The file is straight ASCII, seven bits only. According to the
definition of ASCII, diacritics are applied by a sequence of three
characters: the letter, one `BS', the diacritic mark. We deviate
slightly from this by exchanging the diacritic mark and the letter so,
on a screen device, the diacritic will disappear and let the letter
alone. At recognition time, both methods are acceptable.
The French quotes are coded by the sequences: `< BS "' or `" BS <'
for the opening quote and `> BS "' or `" BS >' for the closing quote.
This artificial convention was inherited in straight `ASCII-BS' from
habits around `Bang-Bang' entry, and is not well known. But we decided
to stick to it so that `ASCII-BS' charset will not lose French quotes.
The `ASCII-BS' charset is independent of `ASCII', and different.

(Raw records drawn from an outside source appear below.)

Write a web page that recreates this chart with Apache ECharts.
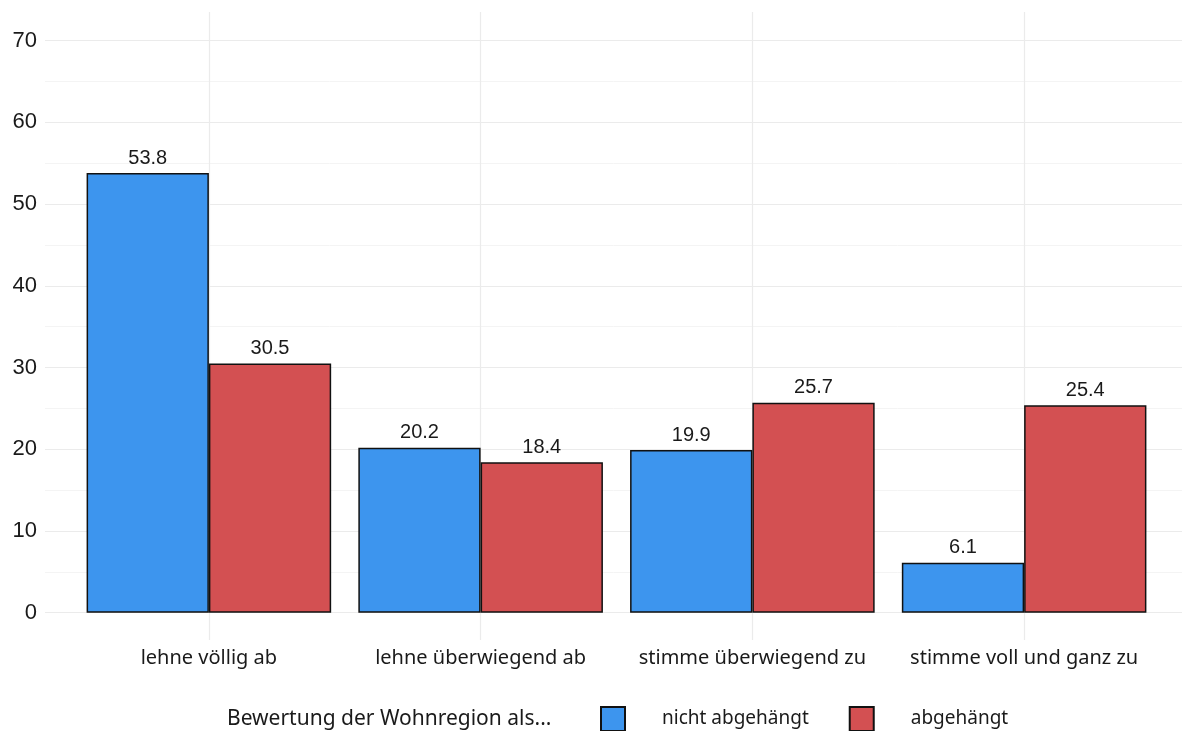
<!DOCTYPE html>
<html>
<head>
<meta charset="utf-8">
<script src="https://cdn.jsdelivr.net/npm/echarts@6/dist/echarts.min.js"></script>
<style>
html,body{margin:0;padding:0;background:#fff;}
#c{width:1182px;height:731px;}
</style>
</head>
<body>
<div id="c"></div>
<script>
const categories = ['lehne völlig ab', 'lehne überwiegend ab', 'stimme überwiegend zu', 'stimme voll und ganz zu'];
const seriesNames = ['nicht abgehängt', 'abgehängt'];
const nichtAbgehaengt = [53.8, 20.2, 19.9, 6.1];
const abgehaengt = [30.5, 18.4, 25.7, 25.4];
const yTicks = [0, 10, 20, 30, 40, 50, 60, 70];
const legendTitle = 'Bewertung der Wohnregion als...';

const chart = echarts.init(document.getElementById('c'), null, {renderer: 'canvas'});
const labelFont = 'Liberation Sans, Arial, sans-serif';
const textFont = 'Noto Sans, Open Sans, sans-serif';

const barLabel = {
  show: true, position: 'top', distance: 5,
  fontFamily: labelFont, fontSize: 20, color: '#1a1a1a',
  formatter: p => p.value.toFixed(1)
};

chart.setOption({
  animation: false,
  backgroundColor: '#fff',
  title: {
    text: legendTitle, left: 222, top: 704,
    textStyle: {fontFamily: textFont, fontSize: 21, fontWeight: 'normal', color: '#1a1a1a'}
  },
  legend: {
    left: 595, top: 701,
    itemWidth: 24, itemHeight: 24, itemGap: 40,
    icon: 'rect',
    data: seriesNames,
    textStyle: {fontFamily: textFont, fontSize: 19, color: '#1a1a1a', padding: [0, 0, 0, 32]}
  },
  grid: [
    {left: 45, right: 0, top: 40.7, bottom: 118.3},
    {left: 73, right: 22, top: 40.7, bottom: 118.3},
    {left: 209, right: 158, top: 12, bottom: 91}
  ],
  xAxis: [
    {gridIndex: 0, type: 'value', show: false, min: 0, max: 1},
    {gridIndex: 1, type: 'category', data: categories,
      axisLine: {show: false}, axisTick: {show: false}, splitLine: {show: false},
      axisLabel: {margin: 36, fontFamily: textFont, fontSize: 20, color: '#1a1a1a', interval: 0}},
    {gridIndex: 2, type: 'category', data: categories, boundaryGap: false,
      axisLine: {show: false}, axisTick: {show: false}, axisLabel: {show: false},
      splitLine: {show: true, lineStyle: {color: '#ebebeb', width: 1.2}}}
  ],
  yAxis: [
    {gridIndex: 0, type: 'value', min: yTicks[0], max: yTicks[yTicks.length - 1], interval: 10,
      axisLine: {show: false}, axisTick: {show: false},
      axisLabel: {margin: 8, fontFamily: labelFont, fontSize: 22, color: '#1a1a1a'},
      splitLine: {show: true, lineStyle: {color: '#ebebeb', width: 1.2}},
      minorTick: {show: false, splitNumber: 2},
      minorSplitLine: {show: true, lineStyle: {color: '#f4f4f4', width: 1}}},
    {gridIndex: 1, type: 'value', min: 0, max: 70, show: false, splitLine: {show: false}},
    {gridIndex: 2, type: 'value', min: 0, max: 1, show: false, splitLine: {show: false}}
  ],
  series: [
    {name: seriesNames[0], type: 'bar', xAxisIndex: 1, yAxisIndex: 1, data: nichtAbgehaengt,
      barGap: '0%', barCategoryGap: '10%',
      itemStyle: {color: '#3d95ee', borderColor: '#111', borderWidth: 1.5},
      label: barLabel},
    {name: seriesNames[1], type: 'bar', xAxisIndex: 1, yAxisIndex: 1, data: abgehaengt,
      barGap: '0%', barCategoryGap: '10%',
      itemStyle: {color: '#d35052', borderColor: '#111', borderWidth: 1.5},
      label: barLabel}
  ]
});
</script>
</body>
</html>
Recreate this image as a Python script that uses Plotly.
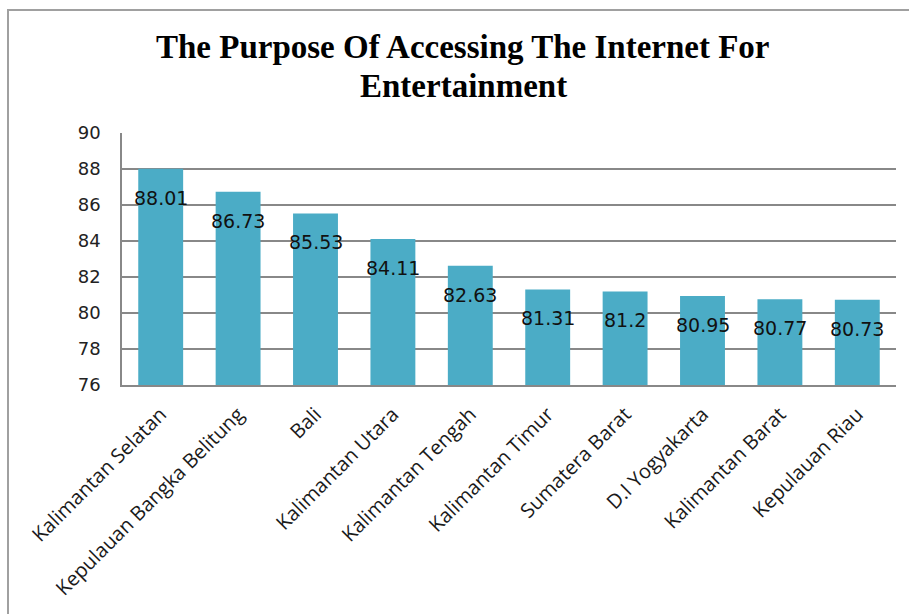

The following examples demonstrate this, knowing at advance that `!2'
is the `Bang-Bang' way of representing an `e' with an acute accent.
Compare:
% echo \!2 | recode -v bang..l1/d
Request: Bang-Bang..ISO-8859-1/Decimal-1
233, 10
with:
% echo \!2 | recode -v bang..bs/d
Request: Bang-Bang..ISO-8859-1..ASCII-BS/Decimal-1
39, 8, 101, 10
In the first case, the `e' with an acute accent is merely
transmitted by the `Latin-1..ASCII' mapping, not having a special
recoding rule for it. In the `Latin-1..ASCII-BS' case, the acute
accent is applied over the `e' with a backspace: diacriticised
characters have special rules. For the `ASCII-BS' charset,
reversibility is still possible, but there might be difficult cases.